Inverse problems are widely encountered in fields as diverse as physics, geophysics, engineering and finance.
In the present paper, a covariance based framework for the estimation of their uncertainty is presented and applied to the problem of inverse force identification. A key step in its application involves the propagation of frequency response function (FRF) uncertainty through a matrix inversion, for example, between mobility and impedance. To this end a linearised inverse propagation relation is derived. This relation may be considered a generalisation of work presented in the particle physics literature, where we consider both complex valued and non-square matrices through a bivariate description of their uncertainty.
Results are illustrated, first, through a numerical simulation where force and moment pairs are applied to a free-free beam model.

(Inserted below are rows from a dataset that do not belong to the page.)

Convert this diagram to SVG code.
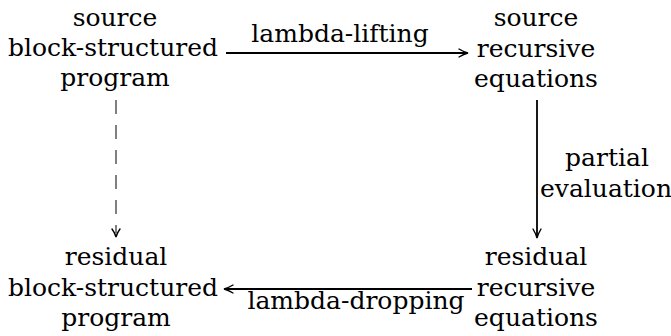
<svg xmlns="http://www.w3.org/2000/svg" width="671" height="336" viewBox="0 0 671 336">
<defs>
<style>
text{font-family:"DejaVu Serif","Liberation Serif",serif;font-size:25px;fill:#000;text-anchor:middle}
.e{fill:none;stroke:#000;stroke-width:1.8}
.d{fill:none;stroke:#000;stroke-width:1;stroke-dasharray:14 11}
.h{fill:none;stroke:#000;stroke-width:1.4;stroke-linecap:round}
</style>
</defs>
<rect width="671" height="336" fill="#fff"/>
<g id="n1"><text x="115" y="26">source</text><text x="113" y="56">block-structured</text><text x="115" y="86">program</text></g>
<g id="n2"><text x="536" y="26">source</text><text x="536" y="57">recursive</text><text x="536" y="87">equations</text></g>
<g id="n3"><text x="116" y="265">residual</text><text x="113" y="296">block-structured</text><text x="116" y="326">program</text></g>
<g id="n4"><text x="536" y="265">residual</text><text x="536" y="296">recursive</text><text x="536" y="326">equations</text></g>
<g id="edges">
<path class="e" d="M226,53H467"/><path class="h" d="M459,49Q464,52 468,53Q464,54 459,57"/>
<text x="340" y="42">lambda-lifting</text>
<path class="e" d="M537,100V237"/><path class="h" d="M533,229Q536,234 537,238Q538,234 541,229"/>
<text x="607" y="166">partial</text><text x="606" y="197">evaluation</text>
<path class="e" d="M472,289H225"/><path class="h" d="M233,285Q228,288 224,289Q228,290 233,293"/>
<text x="356" y="309">lambda-dropping</text>
<path class="d" d="M116,100V233"/><path class="h" d="M112,229Q115,233 116,237Q117,233 120,229"/>
</g>
</svg>
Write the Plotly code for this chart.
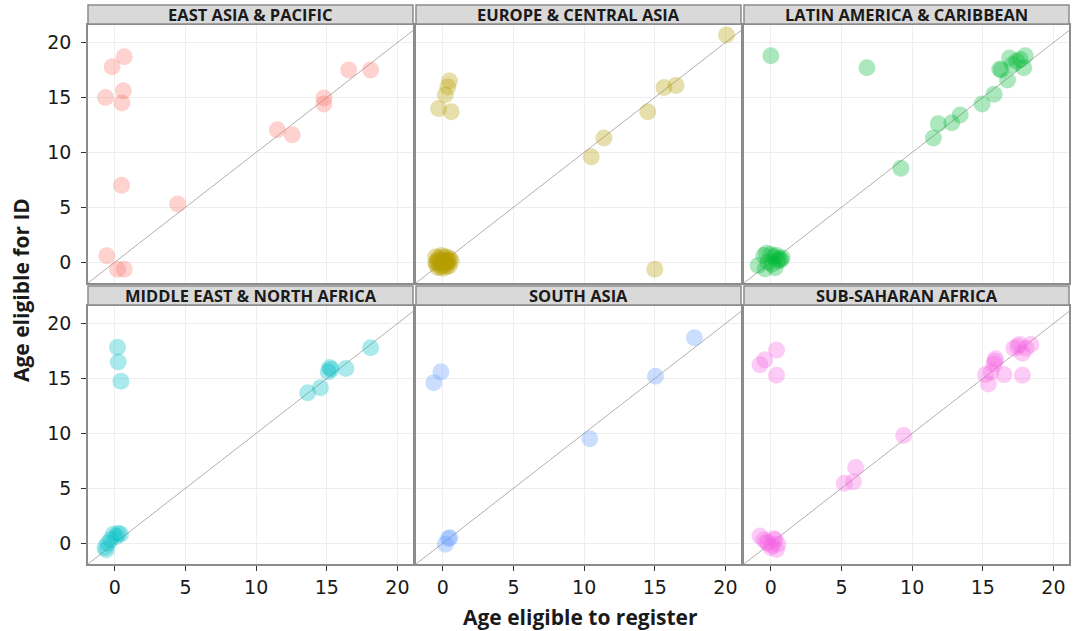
import plotly.graph_objects as go

# Regions, facet order and colours
regions = ["EAST ASIA & PACIFIC", "EUROPE & CENTRAL ASIA", "LATIN AMERICA & CARIBBEAN",
           "MIDDLE EAST & NORTH AFRICA", "SOUTH ASIA", "SUB-SAHARAN AFRICA"]
colors = ["#F8766D", "#B79F00", "#00BA38", "#00BFC4", "#619CFF", "#F564E3"]

# Age eligible to register (x) and age eligible for ID (y), per region
eap_x = [0.66, -0.19, 0.6, -0.66, 0.5, 11.5, 12.55, 14.8, 14.8, 16.55, 18.1, 0.47, 4.45, -0.57, 0.19, 0.66]
eap_y = [18.7, 17.8, 15.6, 15.0, 14.5, 12.05, 11.6, 14.95, 14.4, 17.5, 17.5, 7.0, 5.3, 0.58, -0.64, -0.64]

eca_x = [20.07, 0.47, 0.35, 0.17, -0.3, 0.59, 15.65, 16.5, 14.5, 11.4, 10.5, 15.0,
         -0.5, -0.3, -0.1, 0.1, 0.3, 0.5, -0.4, -0.2, 0.0, 0.2, 0.4, 0.6,
         -0.45, -0.25, -0.05, 0.15, 0.35, -0.35, -0.15, 0.05, 0.25, 0.45, -0.5, 0.0, 0.3]
eca_y = [20.7, 16.5, 15.95, 15.25, 14.0, 13.7, 15.9, 16.1, 13.7, 11.3, 9.6, -0.64,
         0.5, 0.4, 0.6, 0.5, 0.45, 0.3, 0.1, 0.2, 0.15, 0.05, 0.2, 0.1,
         -0.2, -0.1, -0.3, -0.2, -0.1, -0.5, -0.45, -0.55, -0.4, -0.35, 0.0, 0.0, 0.1]

lac_x = [0.0, 6.8, 9.2, 11.5, 11.85, 12.8, 13.4, 14.95, 15.8, 16.75, 16.2, 16.3, 16.9, 17.65, 18.0, 17.9, 17.4, 17.1,
         -0.9, -0.5, -0.3, 0.0, 0.2, 0.4, 0.6, 0.8, -0.2, 0.1, 0.5, 0.3, -0.4, 0.7]
lac_y = [18.8, 17.7, 8.55, 11.3, 12.6, 12.7, 13.4, 14.4, 15.3, 16.6, 17.6, 17.5, 18.6, 18.45, 18.8, 17.7, 18.3, 18.0,
         -0.3, 0.6, 0.8, 0.7, 0.5, 0.6, 0.3, 0.4, 0.0, -0.2, 0.1, -0.5, -0.6, 0.2]

mena_x = [0.19, 0.24, 0.43, 13.65, 14.55, 15.3, 15.2, 16.35, 18.1, 15.1,
          -0.7, -0.5, -0.3, -0.1, 0.1, 0.24, 0.4, -0.6]
mena_y = [17.85, 16.5, 14.75, 13.7, 14.15, 15.85, 16.0, 15.9, 17.8, 15.6,
          -0.4, 0.0, 0.3, 0.8, 0.6, 0.9, 0.8, -0.6]

sa_x = [17.8, 15.05, 10.4, -0.14, -0.64, 0.4, 0.17, 0.5]
sa_y = [18.7, 15.2, 9.5, 15.6, 14.6, 0.43, -0.1, 0.5]

ssa_x = [0.4, -0.42, -0.77, 0.4, 9.4, 6.0, 5.85, 5.2,
         15.2, 15.4, 15.9, 15.8, 15.6, 16.5, 17.8, 17.2, 17.6, 18.05, 18.4, 17.8, 17.45, 15.85,
         -0.77, -0.5, -0.2, 0.1, 0.4, 0.3, 0.0, -0.3, 0.5, 0.2]
ssa_y = [17.6, 16.7, 16.25, 15.3, 9.8, 6.9, 5.6, 5.45,
         15.35, 14.5, 16.8, 16.3, 15.6, 15.35, 15.3, 17.75, 18.1, 17.75, 18.1, 17.3, 17.9, 16.6,
         0.64, 0.3, 0.0, -0.2, -0.57, 0.3, -0.4, 0.1, -0.1, 0.4]

xs = [eap_x, eca_x, lac_x, mena_x, sa_x, ssa_x]
ys = [eap_y, eca_y, lac_y, mena_y, sa_y, ssa_y]

tick_vals = [0, 5, 10, 15, 20]
tick_text = ["0", "5", "10", "15", "20"]
x_range = [-1.9, 21.1]
y_range = [-1.9, 21.6]

W, H = 1073, 631
col_px = [(88, 413), (416, 741), (744, 1069)]
row_px = [(25, 283), (306, 564)]       # plot area, top/bottom in pixels
strip_px = [(5, 24), (286, 305)]

fig = go.Figure()
layout = dict(
    width=W, height=H,
    margin=dict(l=0, r=0, t=0, b=0),
    paper_bgcolor="white", plot_bgcolor="white",
    showlegend=False,
    font=dict(family="Open Sans, sans-serif", color="#1a1a1a"),
)
shapes = []
annotations = []

for i, name in enumerate(regions):
    r, c = divmod(i, 3)
    n = i + 1
    xa = "x" if n == 1 else f"x{n}"
    ya = "y" if n == 1 else f"y{n}"
    x0p, x1p = col_px[c]
    y0p, y1p = row_px[r]
    dom_x = [x0p / W, x1p / W]
    dom_y = [1 - y1p / H, 1 - y0p / H]

    fig.add_trace(go.Scatter(
        x=[-5, 25], y=[-5, 25], mode="lines",
        line=dict(color="rgba(150,140,140,0.7)", width=1),
        xaxis=xa, yaxis=ya, hoverinfo="skip"))
    fig.add_trace(go.Scatter(
        x=xs[i], y=ys[i], mode="markers",
        marker=dict(size=17, color=colors[i], opacity=0.33, line=dict(width=0)),
        xaxis=xa, yaxis=ya, name=name))

    axis_common = dict(
        showgrid=True, gridcolor="#eeeeee", gridwidth=1, zeroline=False,
        showline=True, linecolor="#8c8c8c", linewidth=1.5, mirror=True,
        tickvals=tick_vals, ticktext=tick_text,
        tickfont=dict(family="DejaVu Sans, sans-serif", size=19, color="#1a1a1a"),
        ticklen=5, tickcolor="#333333", tickwidth=1,
    )
    xkey = "xaxis" if n == 1 else f"xaxis{n}"
    ykey = "yaxis" if n == 1 else f"yaxis{n}"
    layout[xkey] = dict(axis_common, domain=dom_x, range=x_range, anchor=ya,
                        showticklabels=(r == 1), ticks="outside" if r == 1 else "")
    layout[ykey] = dict(axis_common, domain=dom_y, range=y_range, anchor=xa,
                        showticklabels=(c == 0), ticks="outside" if c == 0 else "",
                        ticklabelstandoff=6)

    # facet strip
    s0, s1 = strip_px[r]
    shapes.append(dict(type="rect", xref="paper", yref="paper",
                       x0=x0p / W, x1=x1p / W, y0=1 - s1 / H, y1=1 - s0 / H,
                       fillcolor="#d9d9d9", line=dict(color="#8c8c8c", width=1.5)))
    annotations.append(dict(text=f"<b>{name}</b>", xref="paper", yref="paper",
                            x=(x0p + x1p) / 2 / W, y=1 - (s0 + s1) / 2 / H,
                            showarrow=False, xanchor="center", yanchor="middle",
                            font=dict(size=16.5, color="#1a1a1a")))

annotations.append(dict(text="<b>Age eligible to register</b>", xref="paper", yref="paper",
                        x=580 / W, y=1 - 617 / H, showarrow=False,
                        xanchor="center", yanchor="middle", font=dict(size=21, color="#1a1a1a")))
annotations.append(dict(text="<b>Age eligible for ID</b>", xref="paper", yref="paper",
                        x=21 / W, y=1 - 290 / H, showarrow=False, textangle=-90,
                        xanchor="center", yanchor="middle", font=dict(size=21, color="#1a1a1a")))

layout["shapes"] = shapes
layout["annotations"] = annotations
fig.update_layout(**layout)
fig.write_html("out.html")
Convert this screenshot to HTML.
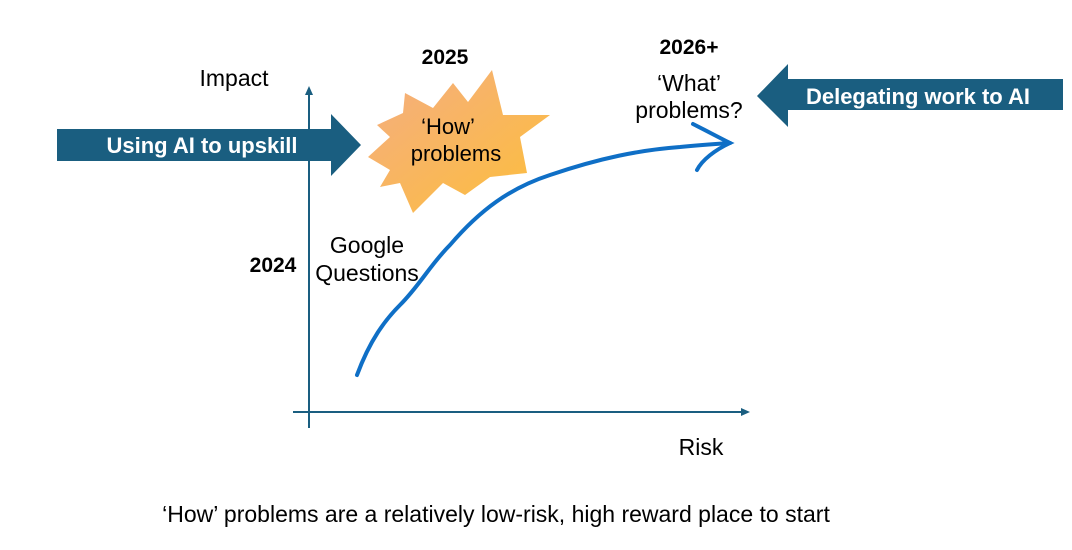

An experimental study then illustrates the in-situ determination of blocked forces and their subsequent use in the prediction of an operational response. The uncertainties predicted by the proposed framework are in agreement with those acquired through Monte-Carlo (MC) methods for small input variance but are obtained at much lower computational cost, and with improved insight. In the process illustrating the propagation framework, matrix condition number, often taken as an indicator of uncertainty, is shown to relate poorly to a more rigorous uncertainty estimate, leaving open the question as to whether condition number is an appropriate indicator of uncertainty.